[OpenID] [LIKELY_SPAM]Re: [LIKELY_SPAM]Re: Combining Google & Yahoo user experience research
Martin Atkins
mart at degeneration.co.uk
Tue Oct 28 21:00:50 UTC 2008
SitG Admin wrote:
>
> I do still (and did) handle E-mail through one machine, web access
> through another. The machine that can handle E-mail has practically
> nonexistent browser support; as far as the machine that can handle the
> web is concerned, I have *never* entered an E-mail address. By isolating
> each specialized machine in this way, I benefit from additional layers
> of security, and all it costs me is a slight hit in speed when I have to
> copy some information across by hand. I never have to take the "web"

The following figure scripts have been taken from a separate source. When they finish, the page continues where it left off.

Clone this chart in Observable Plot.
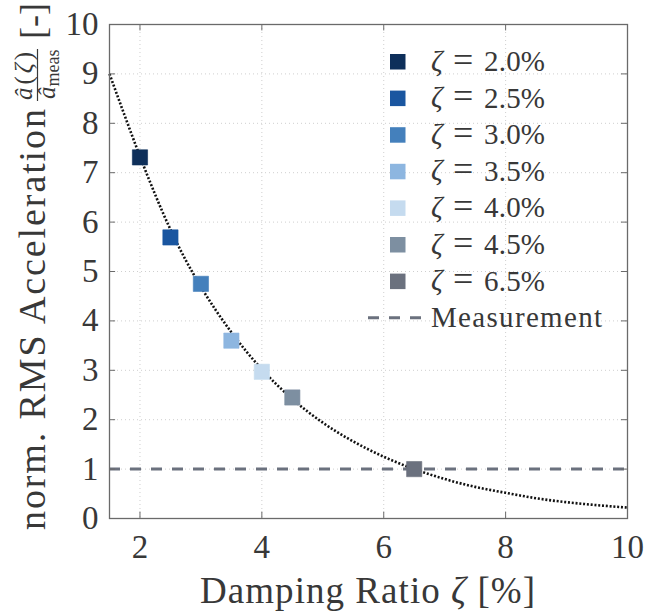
<!DOCTYPE html>
<html>
<head>
<meta charset="utf-8">
<script src="https://cdn.jsdelivr.net/npm/d3@7"></script>
<script src="https://cdn.jsdelivr.net/npm/@observablehq/plot@0.6"></script>
<style>
  html, body { margin: 0; padding: 0; background: #fff; }
  svg { display: block; }
  svg, svg text, svg tspan { font-family: "Liberation Serif", "Times New Roman", serif !important; font-variant-numeric: normal !important; }
</style>
</head>
<body>
<div id="chart"></div>
<script>
// ---- data ----
const zetaValues = [2.0, 2.5, 3.0, 3.5, 4.0, 4.5, 6.5];
const accelValues = [7.31, 5.69, 4.75, 3.60, 2.97, 2.45, 1.00];
const zetaNumbers = ["2.0%", "2.5%", "3.0%", "3.5%", "4.0%", "4.5%", "6.5%"];
const zetaColors = ["#0e2f5a", "#1a56a0", "#4480bc", "#8db6e0", "#c5dbef", "#7d8fa1", "#6b717e"];

const fitX = [1.5, 2.0, 2.5, 3.0, 3.5, 4.0, 4.5, 5.0, 5.5, 6.0, 6.5, 7.0, 7.5, 8.0, 8.5, 9.0, 9.5, 10.0];
const fitY = [9.00, 7.33, 5.85, 4.69, 3.77, 3.02, 2.42, 1.94, 1.56, 1.25, 1.00, 0.80, 0.64, 0.52, 0.41, 0.33, 0.27, 0.22];

const measurementLevel = 1;
const measurementLabel = "Measurement";
const xTicks = [2, 4, 6, 8, 10];
const yTicks = [0, 1, 2, 3, 4, 5, 6, 7, 8, 9, 10];
const xDomain = [1.5, 10];
const yDomain = [0, 10];

// ---- build tables ----
const points = zetaValues.map((z, i) => ({zeta: z, accel: accelValues[i], color: zetaColors[i], num: zetaNumbers[i]}));
const fit = fitX.map((x, i) => ({x, y: fitY[i]}));

const W = 645, H = 611;
const mL = 109, mR = 18, mT = 24, mB = 93;
const ink = "#383838";
const axisInk = "#6a6a6a";
const serif = "Liberation Serif, serif";
const measColor = "#6b717e";

const plot = Plot.plot({
  width: W, height: H,
  marginLeft: mL, marginRight: mR, marginTop: mT, marginBottom: mB,
  style: {fontSize: "32px", color: ink, background: "#fff", fontFamily: "Liberation Serif, serif"},
  x: {domain: xDomain},
  y: {domain: yDomain},
  marks: [
    Plot.gridX(xTicks, {stroke: "#cfcfcf", strokeOpacity: 1, strokeDasharray: "1,3"}),
    Plot.gridY(yTicks, {stroke: "#cfcfcf", strokeOpacity: 1, strokeDasharray: "1,3"}),
    Plot.ruleY([measurementLevel], {x1: xDomain[0], x2: xDomain[1], stroke: measColor, strokeWidth: 3, strokeDasharray: "11,10"}),
    Plot.line(fit, {x: "x", y: "y", curve: "natural", stroke: "#111", strokeWidth: 2.6, strokeLinecap: "butt", strokeDasharray: "2,1.8"}),
    Plot.dot(points, {x: "zeta", y: "accel", symbol: "square", r: 8.6, fill: d => d.color, stroke: d => d.color, strokeWidth: 0.6}),
    Plot.ruleX(xTicks, {x: d => d, y1: yDomain[0], y2: 0.13, stroke: axisInk, strokeWidth: 1}),
    Plot.ruleX(xTicks, {x: d => d, y1: 9.87, y2: yDomain[1], stroke: axisInk, strokeWidth: 1}),
    Plot.ruleY(yTicks, {y: d => d, x1: xDomain[0], x2: 1.6, stroke: axisInk, strokeWidth: 1}),
    Plot.ruleY(yTicks, {y: d => d, x1: 9.9, x2: xDomain[1], stroke: axisInk, strokeWidth: 1}),
    Plot.frame({stroke: axisInk, strokeWidth: 1.3}),
    Plot.axisX(xTicks, {tickSize: 0, tickPadding: 16, label: null, fontSize: 33, fontFamily: "Liberation Serif"}),
    Plot.axisY(yTicks, {tickSize: 0, tickPadding: 11, label: null, fontSize: 33, fontFamily: "Liberation Serif"})
  ]
});

document.getElementById("chart").appendChild(plot);
const svg = d3.select(plot);

function txt(sel) {
  return sel.attr("fill", ink).attr("font-family", serif).attr("text-anchor", "start");
}

// x axis label
txt(svg.append("text"))
  .attr("x", 200).attr("y", 603)
  .attr("font-size", 37)
  .attr("textLength", 335).attr("lengthAdjust", "spacing")
  .html('Damping Ratio <tspan font-style="italic">ζ</tspan> [%]');

// y axis label (rotated): x' = 530 - screenY, y' = screenX - 45
const yl = svg.append("g").attr("transform", "translate(45,530) rotate(-90)");
txt(yl.append("text")).attr("x", 0).attr("y", 0).attr("font-size", 38)
  .attr("textLength", 421).attr("lengthAdjust", "spacing")
  .text("norm. RMS Acceleration");
// fraction
txt(yl.append("text")).attr("x", 430).attr("y", -13).attr("font-size", 25)
  .attr("textLength", 48).attr("lengthAdjust", "spacing")
  .html('<tspan font-style="italic">â</tspan>(<tspan font-style="italic">ζ</tspan>)');
yl.append("line").attr("x1", 429).attr("x2", 481).attr("y1", -7.5).attr("y2", -7.5)
  .attr("stroke", ink).attr("stroke-width", 1.2);
txt(yl.append("text")).attr("x", 431).attr("y", 10).attr("font-size", 25)
  .html('<tspan font-style="italic">â</tspan><tspan font-size="18" dy="4">meas</tspan>');
txt(yl.append("text")).attr("x", 491).attr("y", 0).attr("font-size", 36).text("[-]");

// legend
const lg = svg.append("g");
const rowStep = 36.6, row0 = 61.5;
points.forEach((p, i) => {
  const cy = row0 + i * rowStep;
  lg.append("rect").attr("x", 390).attr("y", cy - 7.5).attr("width", 15.5).attr("height", 15.5)
    .attr("fill", p.color);
  txt(lg.append("text")).attr("x", 431).attr("y", cy + 9).attr("font-size", 29).attr("font-style", "italic").text("ζ");
  txt(lg.append("text")).attr("x", 453).attr("y", cy + 10).attr("font-size", 36).text("=");
  txt(lg.append("text")).attr("x", 484).attr("y", cy + 9.5).attr("font-size", 29)
    .attr("textLength", 61).attr("lengthAdjust", "spacing").text(p.num);
});
const my = row0 + zetaValues.length * rowStep;
lg.append("line").attr("x1", 368).attr("x2", 421).attr("y1", my).attr("y2", my)
  .attr("stroke", measColor).attr("stroke-width", 3).attr("stroke-dasharray", "11,10");
txt(lg.append("text")).attr("x", 431).attr("y", my + 9.5).attr("font-size", 29)
  .attr("textLength", 171).attr("lengthAdjust", "spacing")
  .text(measurementLabel);
</script>
</body>
</html>
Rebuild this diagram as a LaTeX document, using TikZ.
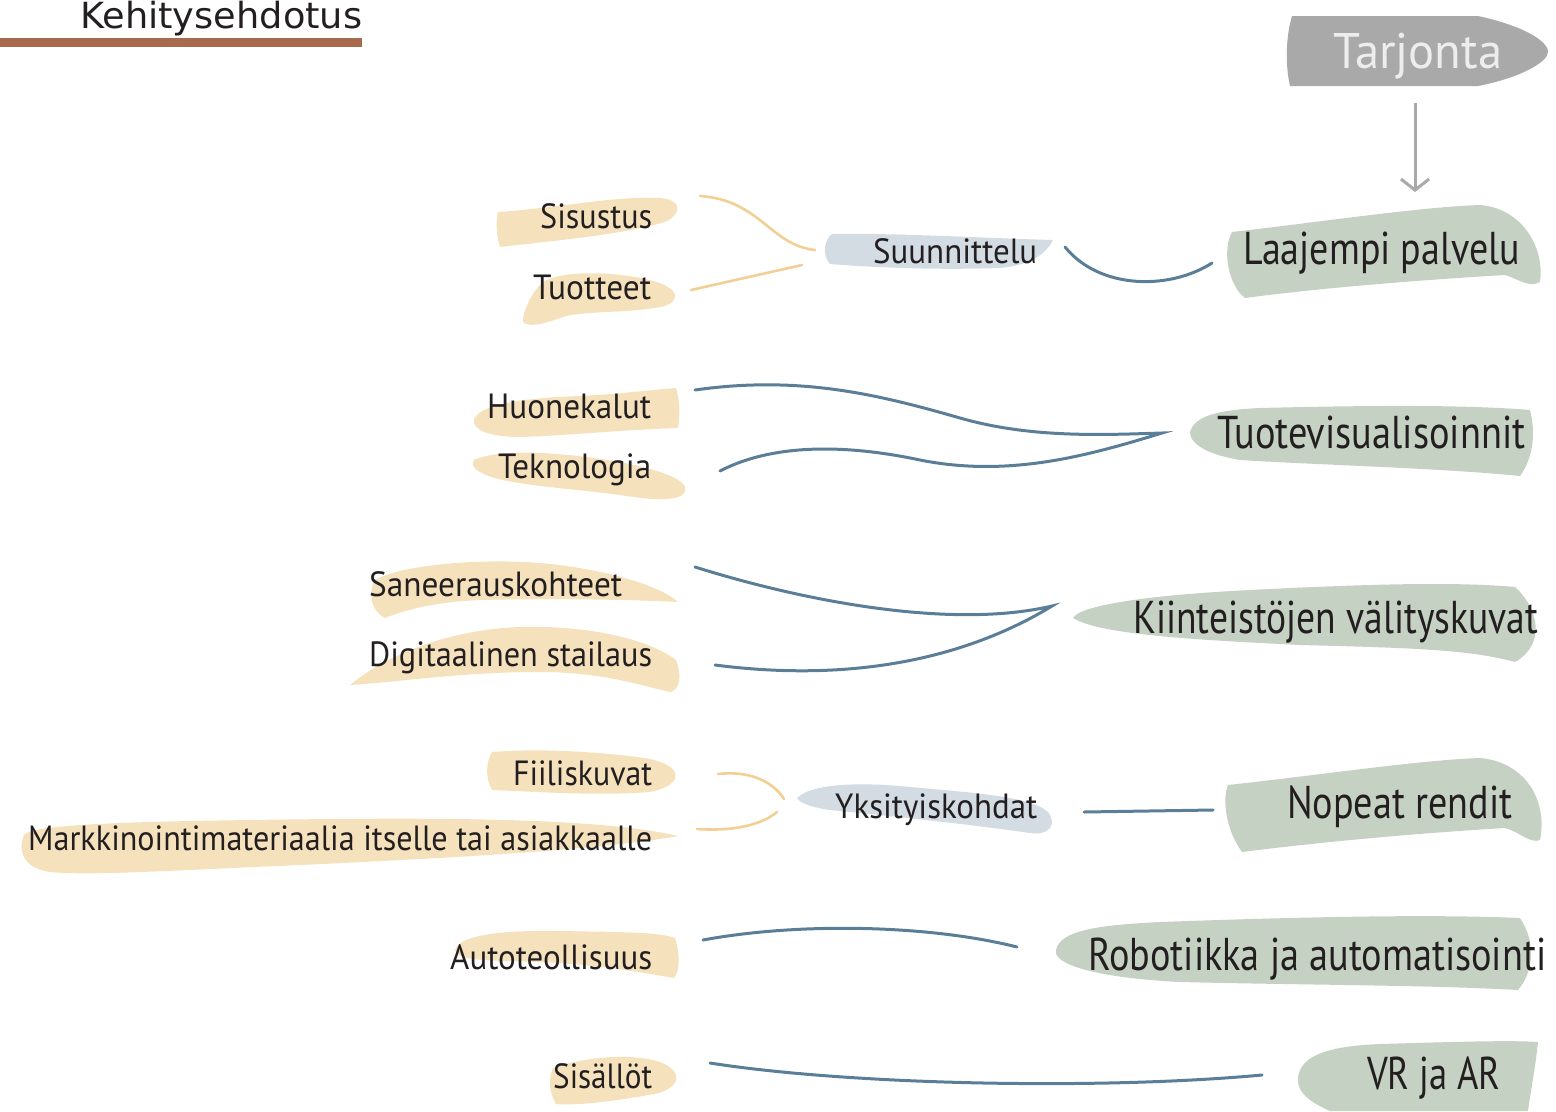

> machine offline to check E-mail, even if I disconnect the "mail" machine
> from all networks before opening a message.
>
I assume therefore that when a website wants to validate your email
address as per current practice you manually type the URL in the
validation email into your web browser on the other computer?
> So it's all done in DNS?
My attempt at a protocol uses DNS, yes. I think DNS is the right layer
to specify where the mail verification service for the domain is, since
DNS is where the mail servers for the domain are specified. There are
other approaches that would work too, of course.
What I'm trying to achieve is to simply ask the provider "does this user
own this email address?" rather than sending an email and having a user
click a link. It sounds to me like this would be especially useful to
you since the computer that handles your email would be taken out of the
picture completely and you'd just do a normal OpenID "redirect dance" in
your browser.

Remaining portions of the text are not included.